Quote the data exactly, first line to the line containing "pgy1_box_y = [3.1, 4.65, 3.1, 4.0, 5.6, 6.95, 8.9]", with no pictures.
......
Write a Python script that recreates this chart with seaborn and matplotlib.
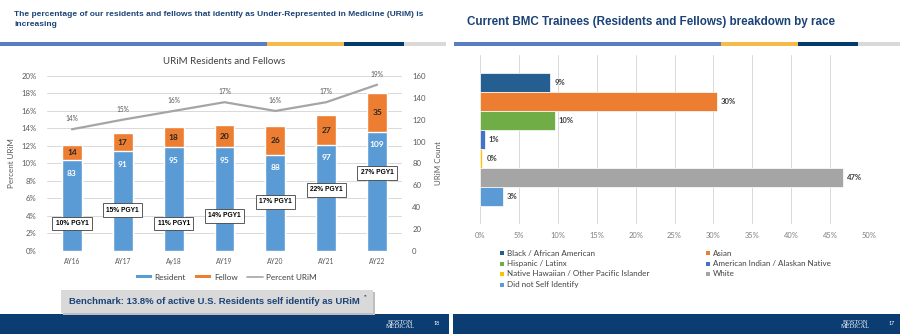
import numpy as np
import pandas as pd
import matplotlib
matplotlib.use("Agg")
import matplotlib.pyplot as plt
from matplotlib.patches import Rectangle, Patch
from matplotlib.lines import Line2D
import seaborn as sns

# ---------------- data ----------------
years = ["AY16", "AY17", "Ay18", "AY19", "AY20", "AY21", "AY22"]
resident = [83, 91, 95, 95, 88, 97, 109]
fellow = [14, 17, 18, 20, 26, 27, 35]
pct_urim = [13.9, 15.0, 16.0, 17.0, 16.0, 17.0, 19.0]
pgy1 = [10, 15, 11, 14, 17, 22, 27]
pgy1_box_y = [3.1, 4.65, 3.1, 4.0, 5.6, 6.95, 8.9]   # layout (percent axis)

races = ["Black / African American", "Asian", "Hispanic / Latinx",
         "American Indian / Alaskan Native", "Native Hawaiian / Other Pacific Islander",
         "White", "Did not Self Identify"]
race_pct = [9.0, 30.4, 9.6, 0.6, 0.3, 46.6, 2.9]
race_colors = ["#255E91", "#ED7D31", "#70AD47", "#4472C4", "#FFC000", "#A5A5A5", "#5B9BD5"]

# ---------------- style ----------------
sns.set_theme(style="white")
plt.rcParams["font.family"] = ["Lato", "DejaVu Sans"]

W, H = 900, 334
fig = plt.figure(figsize=(9, 3.34), dpi=100)
fig.patch.set_facecolor("white")


def rect(x0, y0, x1, y1):
    return [x0 / W, 1 - y1 / H, (x1 - x0) / W, (y1 - y0) / H]


def fbox(x0, y0, x1, y1, color, z=1, **kw):
    fig.add_artist(Rectangle((x0 / W, 1 - y1 / H), (x1 - x0) / W, (y1 - y0) / H,
                             transform=fig.transFigure, facecolor=color,
                             edgecolor="none", zorder=z, **kw))


def ftext(x, y, s, **kw):
    fig.text(x / W, 1 - y / H, s, **kw)


NAVY = "#0B3D73"
TITLE = "#1B4377"
BLUE_BAR = "#5A7EC6"
YELLOW_BAR = "#F5BC4C"
DARK_BAR = "#033A71"
GRAY_BAR = "#D9D9D9"

# ---------------- slide decorations ----------------
# left slide
ftext(14, 15, "The percentage of our residents and fellows that identify as Under-Represented in Medicine (URiM) is",
      fontsize=6.0, fontweight="bold", color=TITLE, family="Liberation Sans", va="center")
ftext(14, 25, "increasing", fontsize=6.0, fontweight="bold", color=TITLE,
      family="Liberation Sans", va="center")
fbox(0, 42.5, 267, 45.5, BLUE_BAR)
fbox(267, 42.5, 344, 45.5, YELLOW_BAR)
fbox(344, 42.5, 404, 45.5, DARK_BAR)
fbox(404, 42.5, 446, 45.5, GRAY_BAR)
fbox(0, 313.5, 449, 334, NAVY)
ftext(400, 324, "BOSTON\nMEDICAL", fontsize=4.6, color="white", family="Liberation Serif",
      ha="center", va="center", linespacing=0.75)
ftext(437, 323.5, "18", fontsize=3.8, color="white", ha="center", va="center")

# benchmark box
fbox(63, 292, 375, 314.5, "#BFBFBF", z=2)
fbox(61, 290, 373, 312.5, "#D9D9D9", z=3)
ftext(214, 301.5, "Benchmark: 13.8% of active U.S. Residents self identify as URiM",
      fontsize=6.8, fontweight="bold", color=TITLE, family="Liberation Sans",
      ha="center", va="center", zorder=4)
ftext(363.5, 296.5, "**", fontsize=3.4, color=TITLE, family="Liberation Sans",
      ha="left", va="center", zorder=4)

# right slide
ftext(467, 22, "Current BMC Trainees (Residents and Fellows) breakdown by race",
      fontsize=8.4, fontweight="bold", color=TITLE, family="Liberation Sans", va="center")
fbox(454, 42.5, 721, 45.5, BLUE_BAR)
fbox(721, 42.5, 798, 45.5, YELLOW_BAR)
fbox(798, 42.5, 858, 45.5, DARK_BAR)
fbox(858, 42.5, 900, 45.5, GRAY_BAR)
fbox(453, 313.5, 900, 334, NAVY)
ftext(855, 324, "BOSTON\nMEDICAL", fontsize=4.6, color="white", family="Liberation Serif",
      ha="center", va="center", linespacing=0.75)
ftext(892, 323.5, "17", fontsize=3.8, color="white", ha="center", va="center")

# ---------------- left chart ----------------
C_RES = "#5B9BD5"
C_FEL = "#ED7D31"
C_LINE = "#A5A5A5"
TICK_C = "#595959"

df = pd.DataFrame({"year": years, "resident": resident, "fellow": fellow, "pct": pct_urim})
df["total"] = df["resident"] + df["fellow"]

ax = fig.add_axes(rect(46.5, 76, 402.5, 250.7))
ax2 = ax.twinx()

sns.barplot(data=df, x="year", y="total", color=C_FEL, width=0.39, saturation=1,
            ax=ax2, zorder=2)
sns.barplot(data=df, x="year", y="resident", color=C_RES, width=0.39, saturation=1,
            ax=ax2, zorder=3)
xs = np.arange(len(years))
sns.lineplot(x=xs, y=df["pct"], color=C_LINE, linewidth=1.6, ax=ax)

ax.set_xlim(-0.5, len(years) - 0.5)
ax.set_ylim(0, 20)
ax2.set_ylim(0, 160)
ax.set_yticks(np.arange(0, 21, 2))
ax.set_yticklabels([f"{v}%" for v in range(0, 21, 2)])
ax2.set_yticks(np.arange(0, 161, 20))
ax.set_xticks(xs)
ax.set_xticklabels(years)
for a in (ax, ax2):
    for s in a.spines.values():
        s.set_visible(False)
    a.grid(False)
ax.yaxis.grid(True, color="#D9D9D9", linewidth=0.7)
ax.set_axisbelow(True)
ax.tick_params(axis="y", labelsize=5.6, colors=TICK_C, length=0, pad=7)
ax.tick_params(axis="x", labelsize=4.8, colors=TICK_C, length=0, pad=5)
ax2.tick_params(axis="y", labelsize=5.6, colors=TICK_C, length=0, pad=7)
ax.set_xlabel("")
ax2.set_xlabel("")
ax.set_ylabel("Percent URiM", fontsize=5.8, color=TICK_C, labelpad=5)
ax2.set_ylabel("URiM Count", fontsize=5.8, color=TICK_C, labelpad=7)
ax.set_title("URiM Residents and Fellows", fontsize=7, color="#404040", pad=9)

for i in range(len(years)):
    r, f = resident[i], fellow[i]
    ax2.annotate(f"{r}", (i, r), xytext=(0, -9.5), textcoords="offset points",
                 ha="center", va="center", fontsize=6, fontweight="bold",
                 color="white", zorder=5)
    ax2.annotate(f"{f}", (i, r + f / 2), ha="center", va="center", fontsize=6,
                 fontweight="bold", color="#262626", zorder=5)
    ax.annotate(f"{pct_urim[i]:.0f}%", (i, pct_urim[i]), xytext=(0, 7.5),
                textcoords="offset points", ha="center", va="center",
                fontsize=4.8, color=TICK_C)
    ax2.text(i, pgy1_box_y[i], f"{pgy1[i]}% PGY1", transform=ax.transData,
             ha="center", va="center", fontsize=4.8, fontweight="bold",
             family="Liberation Sans", color="black", zorder=6,
             bbox=dict(boxstyle="square,pad=0.5", facecolor="white",
                       edgecolor="#404040", linewidth=0.6))

handles = [Patch(facecolor=C_RES, edgecolor="none", label="Resident"),
           Patch(facecolor=C_FEL, edgecolor="none", label="Fellow"),
           Line2D([], [], color=C_LINE, linewidth=1.2, label="Percent URiM")]
leg = fig.legend(handles=handles, loc="center", bbox_to_anchor=(226 / W, 1 - 277 / H),
                 ncol=3, frameon=False, fontsize=5.9, handlelength=2.0,
                 handleheight=0.35, handletextpad=0.3, columnspacing=1.1)
for t in leg.get_texts():
    t.set_color("#404040")

# ---------------- right chart ----------------
dfr = pd.DataFrame({"race": races, "pct": race_pct})
ax3 = fig.add_axes(rect(480, 55, 869, 224))
sns.barplot(data=dfr, y="race", x="pct", hue="race", palette=race_colors,
            orient="h", width=1.0, saturation=1, edgecolor="white", linewidth=0.5,
            legend=False, ax=ax3, zorder=3)
ax3.set_xlim(0, 50)
ax3.set_ylim(len(races) - 0.5 + 0.93, -0.5 - 0.93)
ax3.set_xticks(np.arange(0, 51, 5))
ax3.set_xticklabels([f"{v}%" for v in range(0, 51, 5)])
ax3.set_yticks([])
ax3.set_xlabel("")
ax3.set_ylabel("")
for s in ax3.spines.values():
    s.set_visible(False)
ax3.grid(False)
ax3.xaxis.grid(True, color="#D9D9D9", linewidth=0.7)
ax3.set_axisbelow(True)
ax3.tick_params(axis="x", labelsize=5.4, colors="#7F7F7F", length=0, pad=6)
for i, v in enumerate(race_pct):
    ax3.annotate(f"{v:.0f}%", (v, i), xytext=(3, 0), textcoords="offset points",
                 ha="left", va="center", fontsize=5.5, fontweight="bold", color="#404040")

# legend (two columns, row-major order)
col_x = [500, 706]
row_y = [253, 263.5, 274, 284.5]
for k, (name, colr) in enumerate(zip(races, race_colors)):
    cx = col_x[k % 2]
    cy = row_y[k // 2]
    fbox(cx, cy - 2, cx + 4, cy + 2, colr, z=3)
    ftext(cx + 7, cy, name, fontsize=5.8, color="#404040", va="center", ha="left")

fig.savefig("out.png", dpi=100)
......
- [Output of the exercise]
Write a Python script that recreates this chart with seaborn and matplotlib.
import numpy as np
import pandas as pd
import matplotlib
matplotlib.use("Agg")
import matplotlib.pyplot as plt
from matplotlib.patches import Rectangle, Patch
from matplotlib.lines import Line2D
import seaborn as sns

# ---------------- data ----------------
years = ["AY16", "AY17", "Ay18", "AY19", "AY20", "AY21", "AY22"]
resident = [83, 91, 95, 95, 88, 97, 109]
fellow = [14, 17, 18, 20, 26, 27, 35]
pct_urim = [13.9, 15.0, 16.0, 17.0, 16.0, 17.0, 19.0]
pgy1 = [10, 15, 11, 14, 17, 22, 27]
pgy1_box_y = [3.1, 4.65, 3.1, 4.0, 5.6, 6.95, 8.9]   # layout (percent axis)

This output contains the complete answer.